Federal Reserve Chair Jerome Powell stated on Monday that the central bank does not anticipate a rate hike this year, despite rising oil prices and inflation pressures. Investors have also scaled back expectations for future hikes, focusing instead on a 'higher-for-longer' policy stance.
Powell addressed concerns about private credit markets, asserting there is no immediate risk of contagion spreading to the broader financial system. He described recent market corrections as localized, noting that while some investors may lose money, systemic risks are not evident. The remarks came amid heightened volatility in private credit markets, particularly after a failed merger by Blue Owl Capital triggered a wave of redemption requests.

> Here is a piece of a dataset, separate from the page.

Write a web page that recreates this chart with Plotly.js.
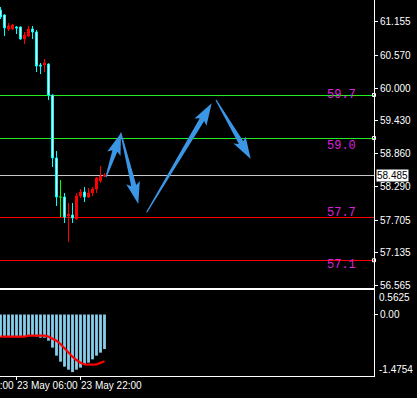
<!DOCTYPE html>
<html><head><meta charset="utf-8">
<script src="https://cdn.plot.ly/plotly-3.0.1.min.js"></script>
<style>html,body{margin:0;padding:0;background:#000;overflow:hidden}#c{width:417px;height:398px}
.layer-below .shapelayer path{shape-rendering:crispEdges}</style>
</head><body><div id="c"></div>
<script>
// ---- data ----
const bars = Array.from({length:27},(_,i)=>i); // hourly bars, 23 May 02:00 ... 24 May 04:00
const open  = [61.358,61.272,61.028,61.028,61.063,61.063,60.854,60.906,61.028,60.976,60.402,60.402,60.419,59.880,58.785,58.106,58.106,57.776,57.793,57.724,58.124,58.193,58.106,58.176,58.245,58.384,58.470];
const high  = [61.410,61.289,61.132,61.115,61.080,61.070,60.976,61.080,61.080,61.010,60.437,60.506,60.430,59.890,58.906,58.402,58.176,58.002,58.002,58.176,58.245,58.280,58.263,58.280,58.454,58.645,58.520];
const low   = [61.202,60.906,60.993,61.010,60.941,60.840,60.767,60.889,60.854,60.280,60.245,60.280,59.793,58.628,57.950,57.758,57.654,57.324,57.654,57.710,58.089,58.019,58.089,58.124,58.176,58.350,58.455];
const close = [61.237,61.046,61.080,61.098,61.046,60.854,60.924,61.028,60.976,60.385,60.385,60.437,59.880,58.785,58.106,58.106,57.758,57.811,57.741,58.124,58.193,58.106,58.176,58.245,58.437,58.471,58.485];
const hist   = [-0.56,-0.56,-0.56,-0.56,-0.56,-0.56,-0.55,-0.54,-0.53,-0.55,-0.58,-0.58,-0.654,-0.829,-1.029,-1.179,-1.304,-1.379,-1.44,-1.379,-1.329,-1.263,-1.204,-1.121,-1.029,-0.954,-0.863];
const signal = [-0.554,-0.554,-0.554,-0.554,-0.554,-0.554,-0.554,-0.529,-0.521,-0.529,-0.529,-0.529,-0.554,-0.596,-0.654,-0.738,-0.846,-0.954,-1.054,-1.138,-1.204,-1.246,-1.254,-1.254,-1.246,-1.204,-1.171];
const priceTicks = [61.155,60.570,60.000,59.430,58.860,58.290,57.705,57.135,56.565];
const subTicks = [0.5625, 0, -1.4754];
const subTickText = ["0.5625","0.00","-1.4754"];
const timeTickIdx = [-12, 4, 20];
const timeTickText = ["22 May 14:00","23 May 06:00","23 May 22:00"];
const levels = [59.880, 59.132, 57.758, 57.006];
const levelColors = ['#22ee22','#22ee22','#ff0000','#ff0000'];
const levelSelected = [true,true,false,true];
const textLabels = ["59.7","59.0","57.7","57.1"];
const textLabelY = [59.880, 58.993, 57.828, 56.924];
// arrows: [tailX, tailPrice, tipX, tipPrice]
const arrows = [[26.375,58.454,30.125,59.219],[30.05,59.225,34.45,57.985],[36.55,57.84,52.8,59.736],[53.875,59.793,62.55,58.767]];

// ---- geometry ----
const PW = 374, MAINH = 288;
const xr = [-0.125, 93.375];
const yr = [56.5237, 61.5324];
const y2r = [-1.5375, 0.6125];
const toPx = (x,y)=>[(x-xr[0])/(xr[1]-xr[0])*PW, (yr[1]-y)/(yr[1]-yr[0])*MAINH];
const toData = (px,py)=>[xr[0]+px/PW*(xr[1]-xr[0]), yr[1]-py/MAINH*(yr[1]-yr[0])];

function arrowPath(a){
  const T = toPx(a[0],a[1]), P = toPx(a[2],a[3]);
  const dx=P[0]-T[0], dy=P[1]-T[1], L=Math.hypot(dx,dy);
  const u=[dx/L,dy/L], n=[-u[1],u[0]];
  const hl=Math.min(19, L*0.45), hw=7, sw=2.6, tw=0.6;
  const B=[P[0]-u[0]*hl, P[1]-u[1]*hl];
  const pts=[
    [T[0]+n[0]*tw, T[1]+n[1]*tw],
    [B[0]+n[0]*sw, B[1]+n[1]*sw],
    [B[0]+n[0]*hw-u[0]*3, B[1]+n[1]*hw-u[1]*3],
    P,
    [B[0]-n[0]*hw-u[0]*3, B[1]-n[1]*hw-u[1]*3],
    [B[0]-n[0]*sw, B[1]-n[1]*sw],
    [T[0]-n[0]*tw, T[1]-n[1]*tw]
  ].map(p=>toData(p[0],p[1]));
  return 'M'+pts.map(p=>p[0]+','+p[1]).join(' L')+' Z';
}

const isDoji = bars.map(i=>open[i]===close[i]);
const pick = (arr,cond)=>arr.map((v,i)=>cond[i]?v:null);
const notDoji = isDoji.map(b=>!b);

const font = {family:'"Liberation Sans", Arial, sans-serif', size:10, color:'#ffffff'};

const traces = [
  {type:'candlestick', x:bars, open:pick(open,notDoji), high:pick(high,notDoji), low:pick(low,notDoji), close:pick(close,notDoji),
   xaxis:'x', yaxis:'y', whiskerwidth:0,
   increasing:{line:{color:'#ff0000',width:1}, fillcolor:'#ff0000'},
   decreasing:{line:{color:'#00ffff',width:1}, fillcolor:'#ffffff'}, hoverinfo:'none'},
  {type:'candlestick', x:bars, open:pick(open,isDoji), high:pick(high,isDoji), low:pick(low,isDoji), close:pick(close,isDoji),
   xaxis:'x', yaxis:'y', whiskerwidth:0,
   increasing:{line:{color:'#00ff00',width:1}, fillcolor:'#00ff00'},
   decreasing:{line:{color:'#00ff00',width:1}, fillcolor:'#00ff00'}, hoverinfo:'none'},
  {type:'scatter', mode:'markers', x:levels.filter((l,i)=>levelSelected[i]).map(()=>xr[1]), y:levels.filter((l,i)=>levelSelected[i]),
   xaxis:'x', yaxis:'y', cliponaxis:false, marker:{symbol:'square-open', size:3, color:'#ffffff', line:{width:1,color:'#ffffff'}}, hoverinfo:'none'},
  {type:'bar', x:bars, y:hist, xaxis:'x2', yaxis:'y2', marker:{color:'#87ceeb', line:{width:0}}, hoverinfo:'none'},
  {type:'scatter', mode:'lines', x:bars, y:signal, xaxis:'x2', yaxis:'y2', line:{color:'#ff0000', width:2.2}, hoverinfo:'none'}
];

const shapes = [];
levels.forEach((l,i)=>shapes.push({type:'line', xref:'paper', x0:0, x1:1, yref:'y', y0:l, y1:l, line:{color:levelColors[i], width:1}, layer:'below'}));
shapes.push({type:'line', xref:'paper', x0:0, x1:1, yref:'y', y0:close[close.length-1], y1:close[close.length-1], line:{color:'#c8c8c8', width:1}, layer:'below'});
arrows.forEach(a=>shapes.push({type:'path', xref:'x', yref:'y', path:arrowPath(a), fillcolor:'#3c96e6', line:{width:0}, layer:'above'}));

const annotations = [];
textLabels.forEach((t,i)=>annotations.push({xref:'paper', x:358/PW, xanchor:'right', yref:'y', y:textLabelY[i], yanchor:'middle',
  text:t, showarrow:false, font:{family:'"Liberation Mono", "DejaVu Sans Mono", monospace', size:12, color:'#dd22dd'}}));
annotations.push({xref:'paper', x:1, xanchor:'left', xshift:2, yref:'y', y:close[close.length-1], yanchor:'middle',
  text:close[close.length-1].toFixed(3), showarrow:false, bgcolor:'#ffffff', borderpad:0, font:{family:font.family, size:10, color:'#000000'}});
timeTickIdx.forEach((t,i)=>annotations.push({xref:'paper', x:(t-xr[0])/(xr[1]-xr[0]), xanchor:'left', xshift:-2, yref:'paper', y:0, yanchor:'top', yshift:-2,
  text:timeTickText[i], showarrow:false, font:font}));
subTicks.forEach((v,i)=>{ if(v!==0) annotations.push({xref:'paper', x:1, xanchor:'left', xshift:3, yref:'y2', y:v, yanchor:'middle', yshift:(v>0?-5:4),
  text:subTickText[i], showarrow:false, font:font}); });

const layout = {
  width:417, height:398, margin:{l:0,r:43,t:0,b:22},
  paper_bgcolor:'#000000', plot_bgcolor:'#000000', showlegend:false, font:font,
  bargap:0.3, boxgap:0.3,
  xaxis:{domain:[0,1], range:xr, anchor:'y', showgrid:false, zeroline:false, showticklabels:false, ticks:'',
         showline:true, linecolor:'#ffffff', linewidth:1, rangeslider:{visible:false}, fixedrange:true},
  yaxis:{domain:[1-MAINH/376,1], range:yr, anchor:'x', side:'right', showgrid:false, zeroline:false,
         tickvals:priceTicks, ticktext:priceTicks.map(v=>v.toFixed(3)), ticks:'outside', ticklen:3, tickcolor:'#ffffff',
         showline:true, linecolor:'#ffffff', linewidth:1, tickfont:font},
  xaxis2:{domain:[0,1], range:xr, anchor:'y2', showgrid:false, zeroline:false, showticklabels:false,
          tickvals:timeTickIdx, ticks:'outside', ticklen:3, tickcolor:'#ffffff',
          showline:true, mirror:true, linecolor:'#ffffff', linewidth:1},
  yaxis2:{domain:[0,86/376], range:y2r, anchor:'x2', side:'right', showgrid:false, zeroline:false,
          tickvals:[0], ticktext:['0.00'], ticks:'outside', ticklen:3, tickcolor:'#ffffff',
          showline:true, linecolor:'#ffffff', linewidth:1, tickfont:font},
  shapes:shapes, annotations:annotations
};
Plotly.newPlot('c', traces, layout, {staticPlot:true, displayModeBar:false});
</script></body></html>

The Fed chair reiterated that current interest rates, set between 3.5% and 3.75%, are appropriate to manage economic shocks, including the ongoing Middle East conflict and tariff-driven inflation. Powell estimated that tariffs contribute 0.5% to 1% to inflation but predicted this impact would be temporary. Without tariffs, he suggested inflation would be closer to 2%.
Powell’s term ends in mid-May, and Kevin Warsh has been nominated as his successor. However, Warsh’s confirmation is delayed due to a Senate investigation into renovations at the Fed headquarters. Meanwhile, Powell’s successor has not publicly commented on long-term rate policy directions.
The Fed remains focused on maintaining stable prices and low unemployment, with Powell emphasizing that inflation expectations are 'well anchored' despite short-term energy market fluctuations.